Review of "667 Apparitions of Killoffer"
Monday, March 5th, 2007
At ten by fifteen inches, Six Hundred and Seventy-Six Apparitions of Killoffer will get your attention simply from it’s large format. Further examination reveals the $25.95 cover price— also an attention getter. It’s not a cheap book. Yet, flipping through the pages reveals some shockingly engaging line work, compositions and subject matter.
The story starts with the main character, Killoffer, alone but soon escalates to where there are as many as 26 “apparitions” of him on a single page. You see, Killoffer isn’t a stranger to self-loathing and debauchery. Over the course of the story he drinks with himself, shits upon himself, cuts himself, has sex with himself, has sex with other people, watches himself having sex with other people and throws-up upon himself. I think he urinates on himself too.
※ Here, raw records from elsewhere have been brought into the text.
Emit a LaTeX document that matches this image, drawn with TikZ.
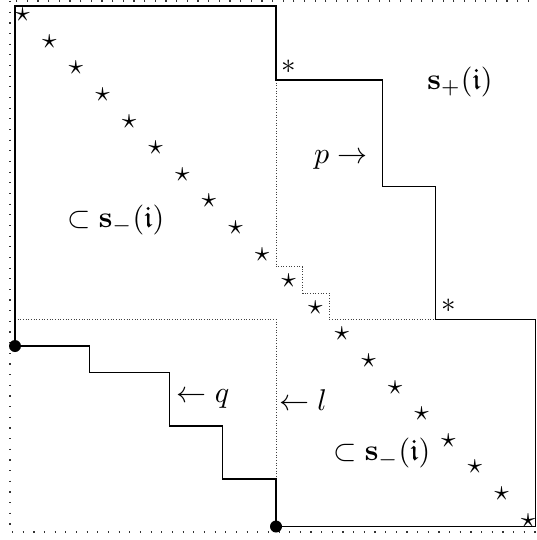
\documentclass[tikz,border=0pt]{standalone}
\usepackage{amssymb}
\begin{document}
\begin{tikzpicture}[x=0.5pt,y=-0.5pt,
  solidline/.style={line width=0.7pt, black, line join=miter},
  finedots/.style={line width=0.5pt, black!75, dash pattern=on 0.5pt off 0.83pt},
  framedots/.style={line width=0.6pt, black!80, dash pattern=on 0.6pt off 4.73pt},
  lbl/.style={anchor=base, inner sep=0pt, scale=1.5},
  glyph/.style={anchor=center, inner sep=0pt, scale=1.45},
  bigdot/.style={circle, fill=black, inner sep=0pt, minimum size=6pt}
]
\useasboundingbox (0,0) rectangle (536,540);
% outer dotted frame
\draw[framedots] (10,1) rectangle (538,532);
% corner points
\coordinate (tl) at (15,6);
\coordinate (tr) at (276,6);
\coordinate (a1) at (276,80);
\coordinate (a2) at (382.3,80);
\coordinate (a3) at (382.3,186.7);
\coordinate (a4) at (435.3,186.7);
\coordinate (a5) at (435.3,319.3);
\coordinate (a6) at (535.5,319.3);
\coordinate (br) at (535.5,526.5);
\coordinate (b1) at (276,479);
\coordinate (b2) at (222.7,479);
\coordinate (b3) at (222.7,426);
\coordinate (b4) at (169.3,426);
\coordinate (b5) at (169.3,372.3);
\coordinate (b6) at (89.3,372.3);
\coordinate (b7) at (89.3,346);
\coordinate (dlc) at (15,346);
\coordinate (dbc) at (276,526.5);
% dotted inner lines
\draw[finedots] (15,319.3) -- (276,319.3) -- (b1);
\draw[finedots] (a1) -- (276,266.7) -- (302.7,266.7) -- (302.7,293.3)
  -- (329.3,293.3) -- (329.3,319.3) -- (a5);
% solid outline
\draw[solidline] (dlc) -- (tl) -- (tr) -- (a1) -- (a2) -- (a3) -- (a4)
  -- (a5) -- (a6) -- (br) -- (dbc) -- (b1) -- (b2) -- (b3) -- (b4)
  -- (b5) -- (b6) -- (b7) -- cycle;
\node[bigdot] (dl) at (dlc) {};
\node[bigdot] (db) at (dbc) {};
% stars
\foreach \k in {0,...,19}
  \node[glyph] (s\k) at ({22.7+26.6*\k},{15+26.6*\k}) {$\star$};
% asterisks
\node[glyph] (ast1) at (289,66.7) {$*$};
\node[glyph] (ast2) at (448.7,306) {$*$};
% labels
\node[lbl] (splus) at (460,89.2) {$\mathbf{s}_+(\mathfrak{i})$};
\node[lbl] (parr) at (340.8,163.5) {$p\rightarrow$};
\node[lbl] (sm1) at (115.8,227) {$\subset\mathbf{s}_-(\mathfrak{i})$};
\node[lbl] (sm2) at (381.7,460.5) {$\subset\mathbf{s}_-(\mathfrak{i})$};
\node[lbl] (qarr) at (203,402.5) {$\leftarrow q$};
\node[lbl] (larr) at (303,410) {$\leftarrow l$};
\end{tikzpicture}
\end{document}
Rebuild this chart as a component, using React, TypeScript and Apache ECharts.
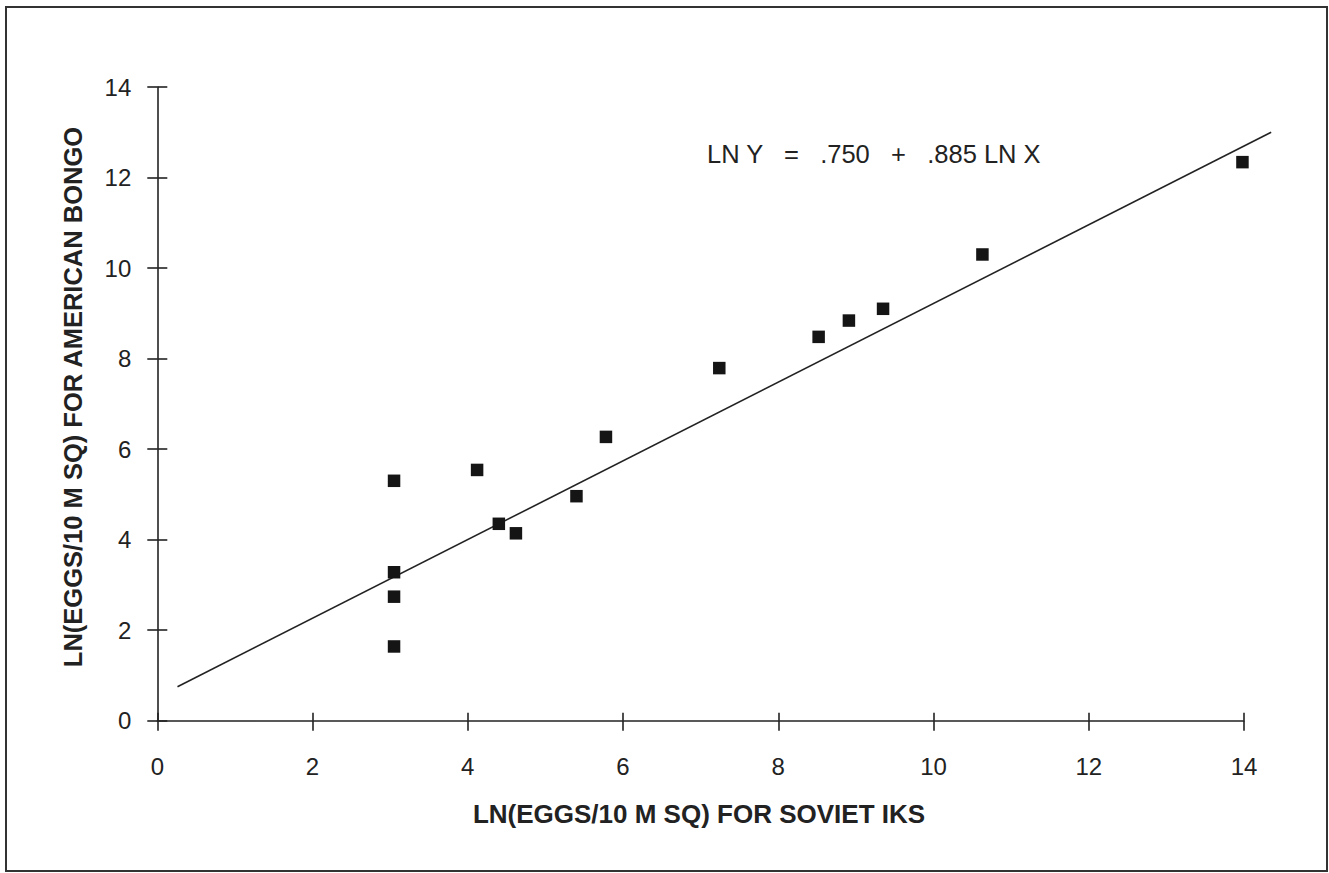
import React, { useEffect, useRef } from "react";
import * as echarts from "echarts";

const sovietX = [3.05, 3.05, 3.05, 3.05, 4.12, 4.4, 4.62, 5.4, 5.78, 7.24, 8.52, 8.91, 9.35, 10.63, 13.98];
const bongoY = [5.3, 3.28, 2.74, 1.64, 5.54, 4.35, 4.14, 4.96, 6.27, 7.79, 8.48, 8.84, 9.1, 10.3, 12.34];
const fitX = [0.26, 14.35];
const fitY = [0.75, 13.0];
const xTitle = "LN(EGGS/10 M SQ) FOR SOVIET IKS";
const yTitle = "LN(EGGS/10 M SQ) FOR AMERICAN BONGO";
const equation = "LN Y   =   .750   +   .885 LN X";

const FONT = "'Liberation Sans', Arial, Helvetica, sans-serif";
const INK = "#222";

export default function App() {
  const ref = useRef<HTMLDivElement>(null);
  useEffect(() => {
    if (!ref.current) return;
    const chart = echarts.init(ref.current, null, { renderer: "svg" });
    const baseAxis = {
      type: "value" as const,
      min: 0,
      max: 14,
      interval: 2,
      splitLine: { show: false },
    };
    chart.setOption({
      animation: false,
      backgroundColor: "#fff",
      textStyle: { fontFamily: FONT },
      grid: { left: 157.3, right: 85, top: 87, bottom: 152.3, containLabel: false },
      xAxis: [
        {
          ...baseAxis,
          position: "bottom",
          axisLine: { show: true, onZero: false, lineStyle: { color: INK, width: 1.6 } },
          axisTick: { show: true, inside: false, length: 10, lineStyle: { color: INK, width: 1.6 } },
          axisLabel: { margin: 34, fontSize: 24, color: INK, fontFamily: FONT },
        },
        {
          ...baseAxis,
          position: "bottom",
          offset: 0,
          axisLine: { show: false, onZero: false },
          axisTick: { show: true, inside: true, length: 8, lineStyle: { color: INK, width: 1.6 } },
          axisLabel: { show: false },
        },
      ],
      yAxis: [
        {
          ...baseAxis,
          position: "left",
          axisLine: { show: true, onZero: false, lineStyle: { color: INK, width: 1.6 } },
          axisTick: { show: true, inside: false, length: 10, lineStyle: { color: INK, width: 1.6 } },
          axisLabel: { margin: 26, fontSize: 24, color: INK, fontFamily: FONT },
        },
        {
          ...baseAxis,
          position: "left",
          offset: 0,
          axisLine: { show: false, onZero: false },
          axisTick: { show: true, inside: true, length: 10, lineStyle: { color: INK, width: 1.6 } },
          axisLabel: { show: false },
        },
      ],
      graphic: [
        {
          type: "rect",
          shape: { x: 6, y: 7, width: 1321, height: 864 },
          style: { fill: "none", stroke: "#333", lineWidth: 2 },
          silent: true,
        },
        {
          type: "text",
          left: 707,
          top: 141,
          style: { text: equation, fontSize: 25.5, fill: INK, fontFamily: FONT },
        },
        {
          type: "text",
          x: 699,
          y: 814,
          style: {
            text: xTitle,
            fontSize: 26,
            fontWeight: "bold",
            fill: INK,
            fontFamily: FONT,
            align: "center",
            verticalAlign: "middle",
          },
        },
        {
          type: "text",
          x: 73,
          y: 397,
          rotation: Math.PI / 2,
          style: {
            text: yTitle,
            fontSize: 25.5,
            fontWeight: "bold",
            fill: INK,
            fontFamily: FONT,
            align: "center",
            verticalAlign: "middle",
          },
        },
      ],
      series: [
        {
          type: "custom",
          xAxisIndex: 0,
          yAxisIndex: 0,
          clip: false,
          silent: true,
          data: [[fitX[0], fitY[0], fitX[1], fitY[1]]],
          renderItem: (params: any, api: any) => {
            const p1 = api.coord([api.value(0), api.value(1)]);
            const p2 = api.coord([api.value(2), api.value(3)]);
            return {
              type: "line",
              shape: { x1: p1[0], y1: p1[1], x2: p2[0], y2: p2[1] },
              style: { stroke: INK, lineWidth: 1.6 },
            };
          },
        },
        {
          type: "scatter",
          xAxisIndex: 0,
          yAxisIndex: 0,
          data: sovietX.map((x, i) => [x, bongoY[i]]),
          symbol: "rect",
          symbolSize: 12.5,
          itemStyle: { color: "#151515", opacity: 1 },
          clip: false,
        },
      ],
    });
    return () => chart.dispose();
  }, []);
  return (
    <div
      ref={ref}
      style={{ position: "absolute", left: 0, top: 0, width: 1329, height: 873 }}
    />
  );
}
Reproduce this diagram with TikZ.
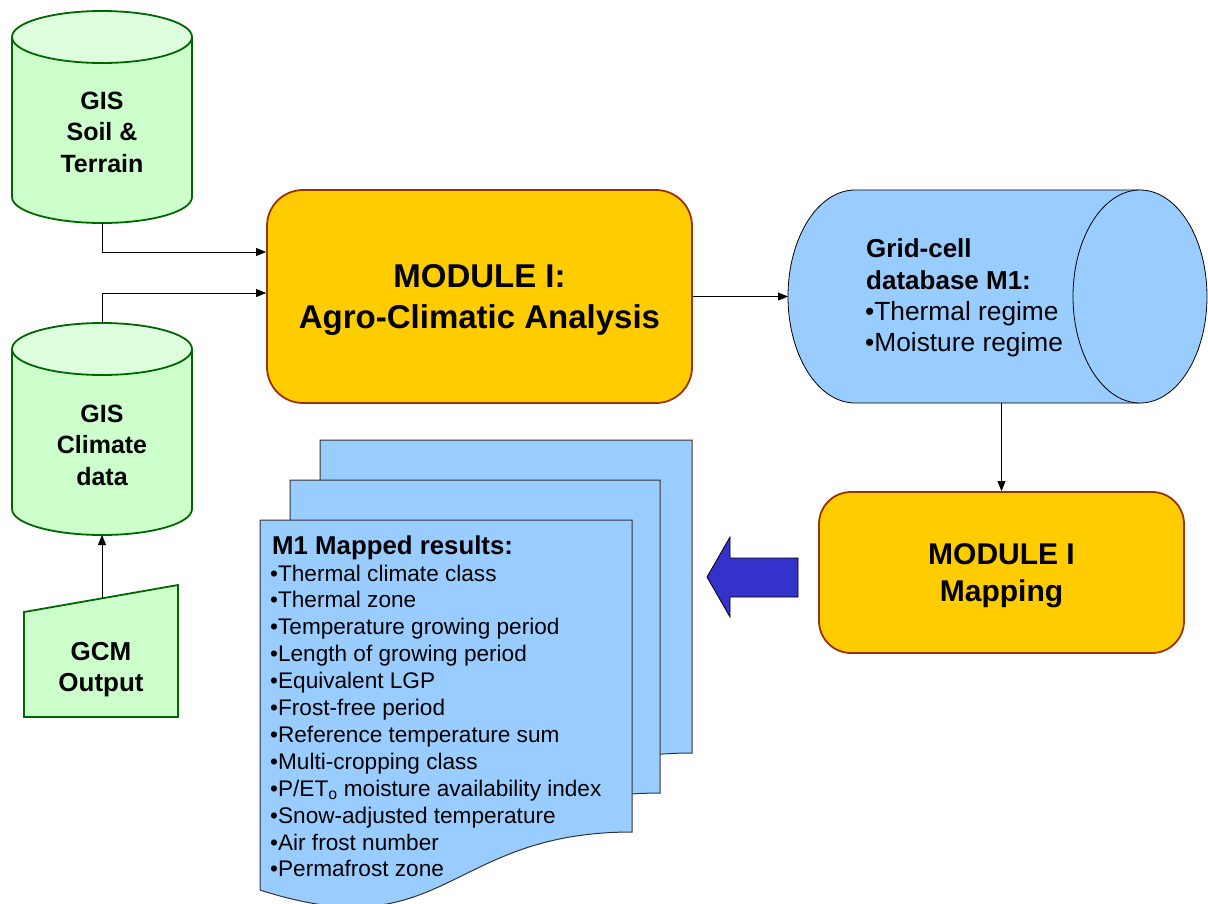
\documentclass[tikz,border=0pt]{standalone}
\usepackage{fontspec}
\setmainfont{Liberation Sans}
\usetikzlibrary{arrows.meta}
\definecolor{gfill}{HTML}{CCFFCC}
\definecolor{gtop}{HTML}{DDFFDD}
\definecolor{gline}{HTML}{006600}
\definecolor{ofill}{HTML}{FFCC00}
\definecolor{oline}{HTML}{993300}
\definecolor{bfill}{HTML}{99CCFF}
\definecolor{barrow}{HTML}{3333CC}
\definecolor{pline}{HTML}{333333}
\begin{document}
\begin{tikzpicture}[x=1pt,y=-1pt,
  conn/.style={-{Triangle[length=10pt,width=8pt]}, line width=0.8pt},
  gshape/.style={fill=gfill, draw=gline, line width=1.8pt},
  obox/.style={fill=ofill, draw=oline, line width=1.8pt, rounded corners=36pt, inner sep=0pt},
  bshape/.style={fill=bfill, draw=black, line width=0.8pt},
  page/.style={fill=bfill, draw=pline, line width=1pt},
  geo/.style={inner sep=0pt, outer sep=0pt},
  txt/.style={inner sep=0pt, anchor=base},
  txtl/.style={inner sep=0pt, anchor=base west}]
\useasboundingbox (0,0) rectangle (1208,903);

% ---------- GIS Soil & Terrain cylinder
\path[gshape] (12,37) -- (12,197) .. controls (12,211.4) and (52.3,223) .. (102,223)
  .. controls (151.7,223) and (192,211.4) .. (192,197) -- (192,37) -- cycle;
\path[gshape, fill=gtop] (102,37) ellipse [x radius=90, y radius=26];
\node[geo, minimum width=180pt, minimum height=212pt] (soil) at (102,117) {};
\begin{scope}[font=\bfseries\fontsize{25}{30}\selectfont]
\node[txt] (soil1) at (102,109) {GIS};
\node[txt] (soil2) at (102,140) {Soil \&};
\node[txt] (soil3) at (102,172) {Terrain};
\end{scope}

% ---------- GIS Climate data cylinder
\path[gshape] (12,349) -- (12,509) .. controls (12,523.4) and (52.3,535) .. (102,535)
  .. controls (151.7,535) and (192,523.4) .. (192,509) -- (192,349) -- cycle;
\path[gshape, fill=gtop] (102,349) ellipse [x radius=90, y radius=26];
\node[geo, minimum width=180pt, minimum height=212pt] (clim) at (102,429) {};
\begin{scope}[font=\bfseries\fontsize{25}{30}\selectfont]
\node[txt] (clim1) at (102,422) {GIS};
\node[txt] (clim2) at (102,453) {Climate};
\node[txt] (clim3) at (102,485) {data};
\end{scope}

% ---------- GCM Output (manual input)
\path[gshape] (24,612) -- (178,585) -- (178,717) -- (24,717) -- cycle;
\coordinate (gcmtop) at (102,598);
\begin{scope}[font=\bfseries\fontsize{26}{31}\selectfont]
\node[txt] (gcm1) at (101,660) {GCM};
\node[txt] (gcm2) at (101,691) {Output};
\end{scope}

% ---------- MODULE I box
\node[obox, minimum width=425pt, minimum height=213pt] (modI) at (479.5,296.5) {};
\begin{scope}[font=\bfseries\fontsize{33}{40}\selectfont]
\node[txt] (modI1) at (479.5,287) {MODULE I:};
\node[txt] (modI2) at (479.5,328) {Agro-Climatic Analysis};
\end{scope}

% ---------- Grid-cell database cylinder (horizontal)
\path[bshape] (1140,190) -- (855,190) .. controls (818,190) and (788,237.7) .. (788,296.5)
  .. controls (788,355.3) and (818,403) .. (855,403) -- (1140,403);
\path[bshape] (1140,296.5) ellipse [x radius=67, y radius=106.5];
\node[geo, minimum width=419pt, minimum height=213pt] (grid) at (997.5,296.5) {};
\node[txtl, font=\bfseries\fontsize{26}{31}\selectfont] (grid1) at (866,257) {Grid-cell};
\node[txtl, font=\bfseries\fontsize{26}{31}\selectfont] (grid2) at (866,289) {database M1:};
\node[txtl, font=\fontsize{26.3}{31}\selectfont] (grid3) at (865,320) {•Thermal regime};
\node[txtl, font=\fontsize{26.3}{31}\selectfont] (grid4) at (865,351) {•Moisture regime};

% ---------- MODULE I Mapping box
\node[obox, rounded corners=32pt, minimum width=365pt, minimum height=161pt] (map) at (1001.5,572.5) {};
\begin{scope}[font=\bfseries\fontsize{30}{36}\selectfont]
\node[txt] (map1) at (1001.5,564) {MODULE I};
\node[txt] (map2) at (1001.5,601) {Mapping};
\end{scope}

% ---------- Block arrow
\path[fill=barrow, draw=black, line width=0.8pt] (707,577) -- (730,537) -- (730,558) -- (798,558)
  -- (798,597) -- (730,597) -- (730,617) -- cycle;

% ---------- Document stack
\path[page] (320,440) -- (692,440) -- (692,753) .. controls (506,753) and (506,872) .. (320,804) -- cycle;
\path[page] (290,480) -- (660,480) -- (660,793) .. controls (475,793) and (475,912) .. (290,844) -- cycle;
\path[page] (260,520) -- (632,520) -- (632,832) .. controls (446,832) and (446,950) .. (260,890) -- cycle;
\node[txtl, font=\bfseries\fontsize{25.8}{30}\selectfont] (res0) at (272,554) {M1 Mapped results:};
\begin{scope}[font=\fontsize{22.6}{26}\selectfont]
\foreach \t [count=\i from 0] in {Thermal climate class, Thermal zone, Temperature growing period,
  Length of growing period, Equivalent LGP, Frost-free period, Reference temperature sum,
  Multi-cropping class, P/ET\textsubscript{o} moisture availability index,
  Snow-adjusted temperature, Air frost number, Permafrost zone}
  \node[txtl] (res\i) at (270,{581+26.9*\i}) {•\t};
\end{scope}

% ---------- Connectors
\draw[conn] (soil.south) |- ([yshift=44.5pt]modI.west);
\draw[conn] (clim.north) |- ([yshift=3.5pt]modI.west);
\draw[conn] (gcmtop) -- (clim.south);
\draw[conn] (modI.east) -- (grid.west);
\draw[conn] (grid.south -| map.north) -- (map.north);
\end{tikzpicture}
\end{document}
There is a quote from Ivan Brunetti on the back of the book. Brunetti, with his own twelve by fifteen inch comic released last year, is very much a cartoonist in tune with Killoffer. That is, he’s the type of artist who also honestly and openly degrades himself. 667 Apparitions, like Brunetti’s work, is both beautiful in it’s honesty and impressive in its execution.
Also like much of Brunetti’s work, 667 Apparitions is autobiographical. Yet, one doesn’t see auto-bio like this in American autobiographical comics very often. Killoffer isn’t chronicling his daily routine. His honesty doesn’t have anything to do with how accurately he depicts the “major” events in his life. This grotesque tale is very one sided towards Killoffer’s interpretation. However, this side of the story is the only accurate depiction of what it is like to live as the author.
To wake up as Killoffer would be a confusing mixture of equal parts desire and self-loathing. And just enough narcissism needed to draw yourself Six Hundred and Seventy-Six times.